By 80 samples (at step S120), the peak value "bestcorr" of the
normalized cross-correlation calculation value "corr" and the delay
data value "bestmatch" at this point (j) are obtained (at steps S10
and S11).
[0019] In this case, the calculation is performed by the frequency
of a difference PITCHDIFF between a Pmax (120) and a Pmin (40),
that is the frequency (80 times) of loops required (at steps S14
and S120).
[0020] As another prior art technology, an error concealment
apparatus and method are mentioned, by which a plurality of
algorithms for concealing errors are prepared in order to enable
various error concealment technologies to be dynamically selected
and applied, the error concealment is performed by using any one of
the algorithms, an algorithm to be selected is determined by a
selection signal, and the selection signal is made based on various
parameters indicating throughput of a computer and a characteristic
of a voice signal (see e.g. patent document 1).
[0021] Also, as still another prior art technology, a pitch
detection method and device in a packet loss compensation are
mentioned, by which a correlation calculation is always performed
by a pitch buffer, a correlation calculating portion, and a
correlation buffer, a pitch is detected, and interpolating data is
prepared for loss of a subsequent frame. When a frame loss occurs,
lost voice data is immediately interpolated by interpolation
processing for input data (see e.g. patent document 2).
[0022] [Non-patent document 1] ITU-T TELECOMMUNICATION
STANDARDIZATION SECTOR OF ITU G.711
[0023] [Non-patent document 2] ITU-T TELECOMMUNICATION
STANDARDIZATION SECTOR OF ITU G.711 Appendix I (09/99)
[0024] [Patent Document 1] Japanese Patent Application Laid-open
No.2003-218932
[0025] [Patent Document 2] Japanese Patent Application Laid-open
No.2004-239930
[0026] The whole processing amount in the above-mentioned packet
loss compensator 3 is about 39 MHz.

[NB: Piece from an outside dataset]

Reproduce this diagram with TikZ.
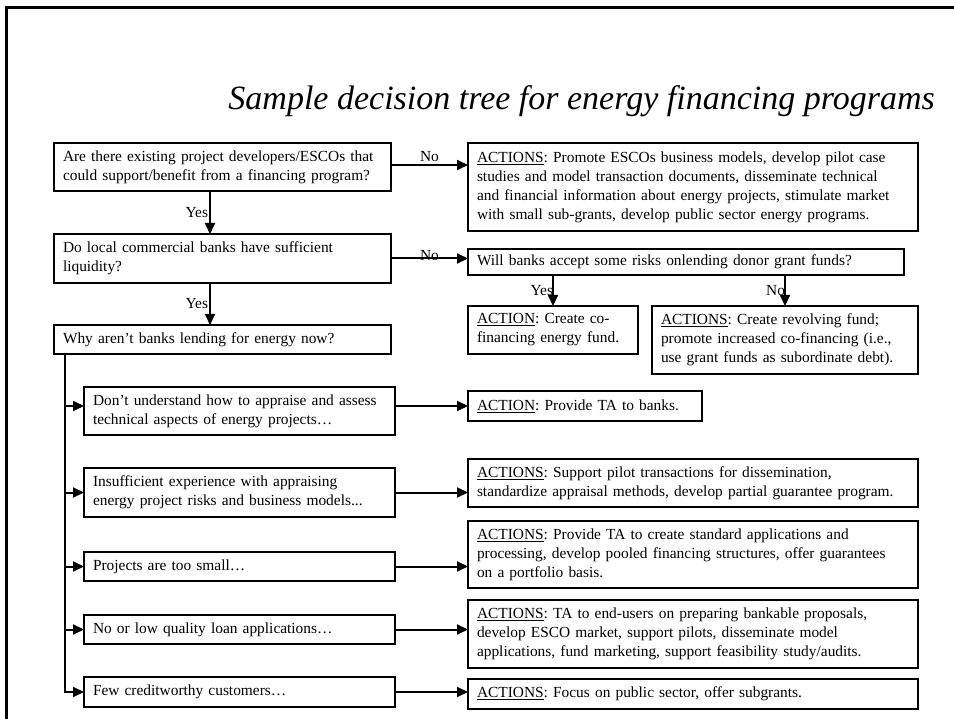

The pitch detection occupies 29
MHz, the 75% of the whole processing amount, in which especially
only the coarse search processor occupies 23 MHz, a high rate of
about 60% of the whole pitch detection amount.

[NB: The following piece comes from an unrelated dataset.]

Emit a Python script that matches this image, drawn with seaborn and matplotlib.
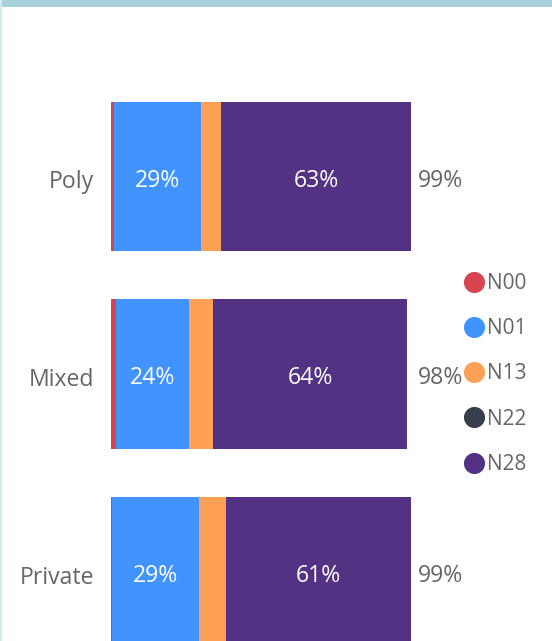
import matplotlib
matplotlib.use("Agg")
import matplotlib.pyplot as plt
from matplotlib.patches import Rectangle
from matplotlib.lines import Line2D
from matplotlib.transforms import ScaledTranslation
import seaborn as sns
import pandas as pd
import numpy as np

categories = ["Poly", "Mixed", "Private"]
series_names = ["N00", "N01", "N13", "N22", "N28"]
N00 = [1.0, 1.7, 0.2]
N01 = [28.7, 24.0, 28.9]
N13 = [6.6, 7.9, 8.9]
N22 = [0.0, 0.4, 0.0]
N28 = [62.7, 63.7, 61.0]
totals_label = ["99%", "98%", "99%"]
colors = ["#D64550", "#4193FF", "#FFA057", "#373F4C", "#533284"]

sns.set_theme(style="white")
plt.rcParams["font.family"] = ["Open Sans", "DejaVu Sans"]

W, H = 552, 641
fig = plt.figure(figsize=(W / 100, H / 100), dpi=100)
fig.patch.set_facecolor("white")

# axes geometry in pixels
x0_px = 111
px_per_unit = 3.03
ax = fig.add_axes([x0_px / W, 0, (W - x0_px) / W, 1])
ax.set_facecolor("white")

series = [N00, N01, N13, N22, N28]
cum = np.cumsum(np.array(series), axis=0)

# draw stacked bars from the total downward so later bars overlay
for i in range(len(series_names) - 1, -1, -1):
    d = pd.DataFrame({"cat": categories, "val": cum[i]})
    sns.barplot(data=d, y="cat", x="val", orient="h", color=colors[i],
                width=0.755, saturation=1, linewidth=0, ax=ax, errorbar=None)

FS = 16.6
label_color = "#666666"
down1 = ax.transData + ScaledTranslation(0, -1.5 / 100, fig.dpi_scale_trans)
for j, cat in enumerate(categories):
    start01 = cum[0][j]
    ax.text(start01 + N01[j] / 2, j, f"{round(N01[j])}%", color="white",
            ha="center", va="center_baseline", fontsize=FS, transform=down1)
    start28 = cum[3][j]
    ax.text(start28 + N28[j] / 2, j, f"{round(N28[j])}%", color="white",
            ha="center", va="center_baseline", fontsize=FS, transform=down1)

tot_x = max(cum[-1]) + 2.4
for j, t in enumerate(totals_label):
    ax.text(tot_x, j, t, color=label_color, ha="left", va="center_baseline",
            fontsize=FS, transform=down1)

# scales
ax.set_xlim(0, (W - x0_px) / px_per_unit)
band = 197.5
c0 = 176.5
ax.set_ylim((H - c0) / band, -c0 / band)
ax.set_xlabel("")
ax.set_ylabel("")
ax.set_xticks([])
ax.tick_params(axis="y", length=0, pad=12, labelsize=FS, labelcolor=label_color)
for lab in ax.get_yticklabels():
    lab.set_transform(lab.get_transform() +
                      ScaledTranslation(0, -3 / 100, fig.dpi_scale_trans))
for s in ax.spines.values():
    s.set_visible(False)

# legend
handles = [Line2D([0], [0], marker="o", linestyle="", markersize=15.2,
                  markerfacecolor=c, markeredgewidth=0) for c in colors]
leg = fig.legend(handles, series_names, loc="center left",
                 bbox_to_anchor=(463.5 / W, 1 - 374 / H), frameon=False,
                 handlelength=1.0, handletextpad=0.12, labelspacing=1.16,
                 fontsize=15, borderpad=0, borderaxespad=0)
for t in leg.get_texts():
    t.set_color(label_color)

# frame decorations
fig.patches.append(Rectangle((0, 1 - 7 / H), 1, 7 / H, transform=fig.transFigure,
                             facecolor="#A6D1D9", edgecolor="none", zorder=10))
fig.patches.append(Rectangle((0, 0), 2 / W, 1, transform=fig.transFigure,
                             facecolor="#D3E9EE", edgecolor="none", zorder=10))

fig.savefig("out.png", dpi=100)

[0027] This is affected by the fact that the product-sum
calculation is performed 81 times, the product-difference
calculation is performed once, and the division calculation is
performed once in a single loop, as shown in FIG. 11, that a
calculation portion of double loops exists, and that multiplication
processings are performed 3200 times only in that calculation
portion.
[0028] Since the processing amount is only about 1 MHz in the
normal mode where no packet loss occurs, as for the throughput of
G.711 Appendix I type decoder, there has been a possibility of
affecting the operation during the packet loss depending on a
system incorporated therein to cause a malfunction or an operation
halt.
[0029] In addition, when such a packet loss occurs immediately
after signals decoded have continued at a silent level, the
compensating data should be inevitably silent. However, in the
prior art system, there has been a problem of unnecessary packet
loss compensation being performed even when a signal decoded
continues at a silent level.
SUMMARY OF THE INVENTION
[0030] It is accordingly an object of the present invention to
provide a voice data processing method and device detecting a pitch
based on history data during a packet loss and generating
compensating data thereof, whereby a calculation amount in a packet
loss mode is reduced and unnecessary packet loss compensation is
avoided when a signal is a silence signal.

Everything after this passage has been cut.